Don't look for any new announcements today, as the President- and VP-elect will be in "private meetings" all day long...but a rescue plan for the big-three automakers seems to be brewing in Congress for the lame-duck session, with backing from Pelosi, Reid, and Obama. The WSJ calls the nascent rescue package "an early test of [Obama's] leadership" — though he may not appear in the Senate to cast a vote on the bill.
In other lowered-expectations news, the Republican Governors Association begins its annual meeting today in Miami. The RGA is just one of many GOP groups that will be brainstorming a comeback for Republican ideology in the coming weeks and months. Vanquished VP nominee Sarah Palin is scheduled to speak tomorrow, on a panel about the future of the Republican party. She's currently in the middle of a week-long media blitz aimed at shoring up a reputation that took a beating in post-election leaks. All eyes will be on Palin's performance as the media tries to divine her plans for 2012, or perhaps even that Alaska Senate seat that may soon find itself subject to a special election...though the Gov told NBC's Today show she's "not planning on" running for Senate.

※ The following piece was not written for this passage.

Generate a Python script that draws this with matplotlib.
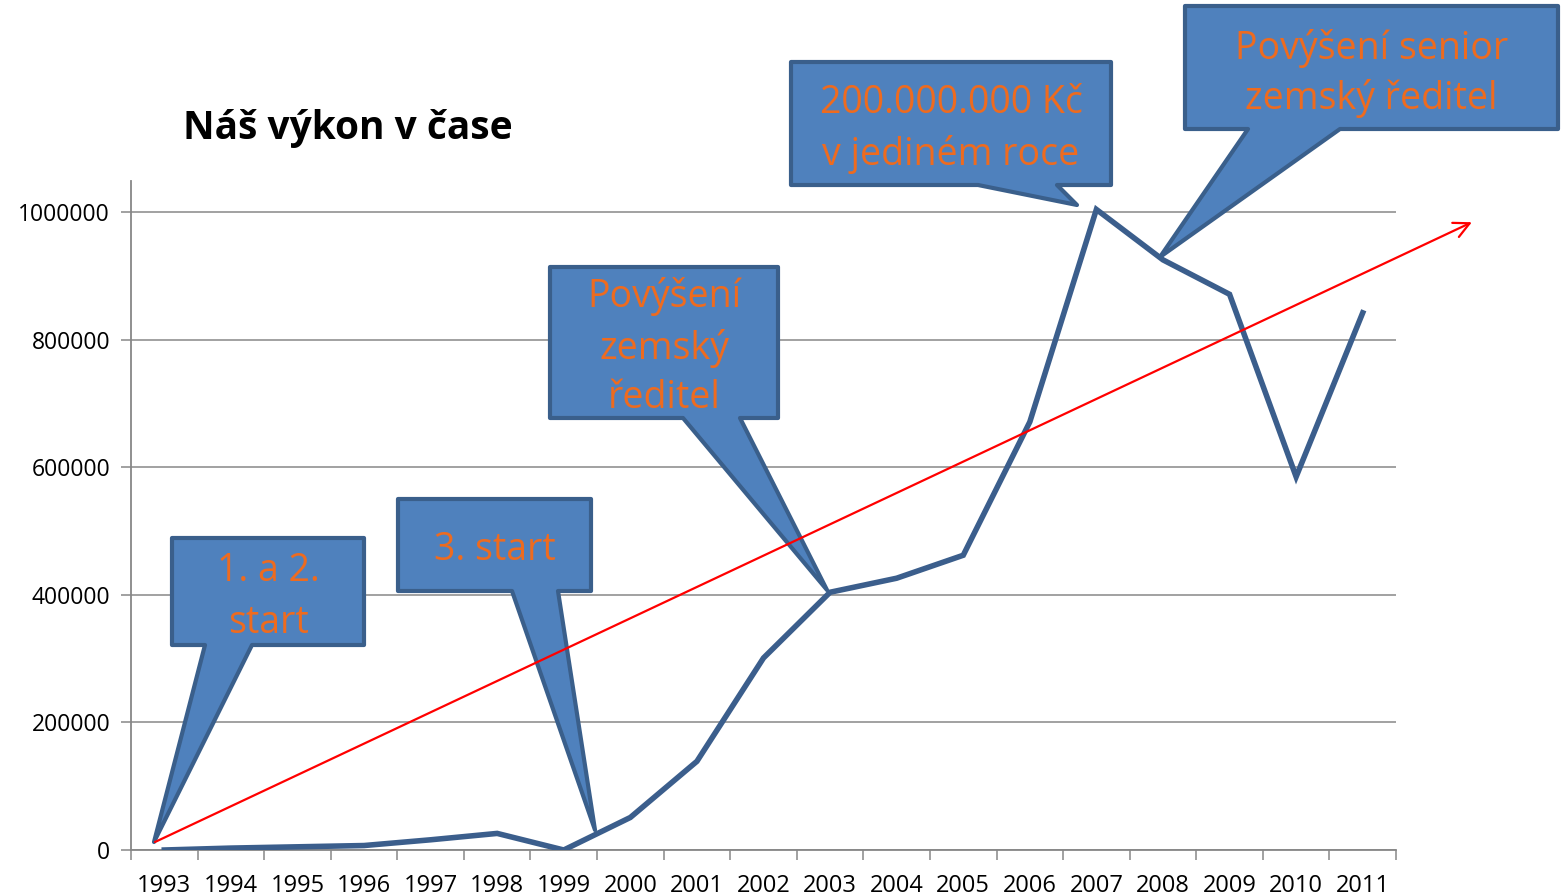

And finally, regrets...President Bush has a few. From a CNN interview yesterday aboard the USS Intrepid, a retired aircraft carrier that's permanently docked in Manhattan:
"I regret saying some things I shouldn't have said," Bush told CNN's Heidi Collins when asked to reflect on his regrets over his two terms as president. "Like 'dead or alive' and 'bring 'em on.' My wife reminded me that, hey, as president of the United States, be careful what you say."
Bush also told Collins he wishes he hadn't spoken in front of that "Mission Accomplished" banner back on May 1, 2003 — less than a month after Baghdad fell, and more than five and a half years ago.